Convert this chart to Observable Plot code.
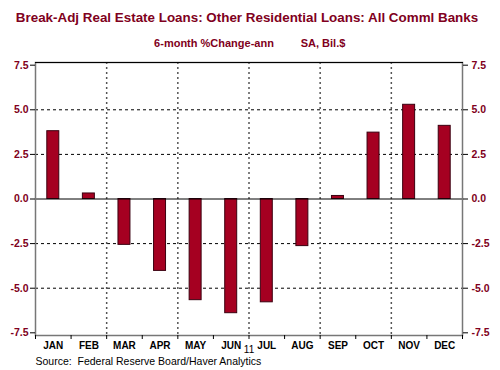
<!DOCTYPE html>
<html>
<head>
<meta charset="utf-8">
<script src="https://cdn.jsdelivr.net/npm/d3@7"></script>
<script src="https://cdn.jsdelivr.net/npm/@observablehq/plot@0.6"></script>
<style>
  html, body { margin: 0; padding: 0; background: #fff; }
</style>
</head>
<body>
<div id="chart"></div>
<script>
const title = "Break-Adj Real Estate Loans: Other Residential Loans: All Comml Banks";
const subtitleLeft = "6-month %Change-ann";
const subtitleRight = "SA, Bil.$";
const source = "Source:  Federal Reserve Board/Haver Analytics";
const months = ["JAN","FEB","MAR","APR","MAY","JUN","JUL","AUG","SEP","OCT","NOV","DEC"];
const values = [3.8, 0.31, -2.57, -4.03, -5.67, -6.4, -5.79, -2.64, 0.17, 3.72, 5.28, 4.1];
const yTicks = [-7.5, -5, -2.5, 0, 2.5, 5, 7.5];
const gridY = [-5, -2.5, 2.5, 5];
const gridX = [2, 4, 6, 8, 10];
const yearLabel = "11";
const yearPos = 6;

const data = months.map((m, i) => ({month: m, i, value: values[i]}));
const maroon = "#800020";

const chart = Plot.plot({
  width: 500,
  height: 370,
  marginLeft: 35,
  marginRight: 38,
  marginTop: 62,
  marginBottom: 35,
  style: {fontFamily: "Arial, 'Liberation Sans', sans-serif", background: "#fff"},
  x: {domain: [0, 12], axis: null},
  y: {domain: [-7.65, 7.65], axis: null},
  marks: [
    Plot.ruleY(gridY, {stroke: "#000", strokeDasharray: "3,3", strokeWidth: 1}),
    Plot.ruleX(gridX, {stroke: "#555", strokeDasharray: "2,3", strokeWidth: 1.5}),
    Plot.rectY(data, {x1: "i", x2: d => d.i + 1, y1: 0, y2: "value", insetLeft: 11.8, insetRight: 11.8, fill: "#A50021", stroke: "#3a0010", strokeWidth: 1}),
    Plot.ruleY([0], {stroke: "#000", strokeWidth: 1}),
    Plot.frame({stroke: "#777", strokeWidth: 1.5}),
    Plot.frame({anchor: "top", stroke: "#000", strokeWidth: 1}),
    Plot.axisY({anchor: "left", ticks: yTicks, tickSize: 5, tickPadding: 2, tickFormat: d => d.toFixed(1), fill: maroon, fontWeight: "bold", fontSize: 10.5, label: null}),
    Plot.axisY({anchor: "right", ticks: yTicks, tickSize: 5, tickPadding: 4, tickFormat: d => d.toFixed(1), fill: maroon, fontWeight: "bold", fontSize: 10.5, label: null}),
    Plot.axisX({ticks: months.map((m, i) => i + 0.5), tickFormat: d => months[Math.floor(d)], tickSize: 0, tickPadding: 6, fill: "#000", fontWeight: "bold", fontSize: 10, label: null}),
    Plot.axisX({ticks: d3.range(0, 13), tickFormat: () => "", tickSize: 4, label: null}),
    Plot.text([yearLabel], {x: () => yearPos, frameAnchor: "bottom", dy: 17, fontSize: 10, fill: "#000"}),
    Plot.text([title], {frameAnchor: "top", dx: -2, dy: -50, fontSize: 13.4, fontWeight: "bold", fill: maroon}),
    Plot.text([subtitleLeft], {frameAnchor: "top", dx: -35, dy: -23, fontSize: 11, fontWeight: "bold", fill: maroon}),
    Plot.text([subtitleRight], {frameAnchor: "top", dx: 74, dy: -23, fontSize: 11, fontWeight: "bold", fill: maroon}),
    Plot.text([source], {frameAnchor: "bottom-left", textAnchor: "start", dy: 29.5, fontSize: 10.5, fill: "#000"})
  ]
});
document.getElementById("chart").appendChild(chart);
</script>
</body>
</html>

• • • • • • •

- [Your goal]:
Show, from the listing above, each line that contains the word "chart".

- [The answer]:
Convert this chart to Observable Plot code.
<div id="chart"></div>
const chart = Plot.plot({
document.getElementById("chart").appendChild(chart);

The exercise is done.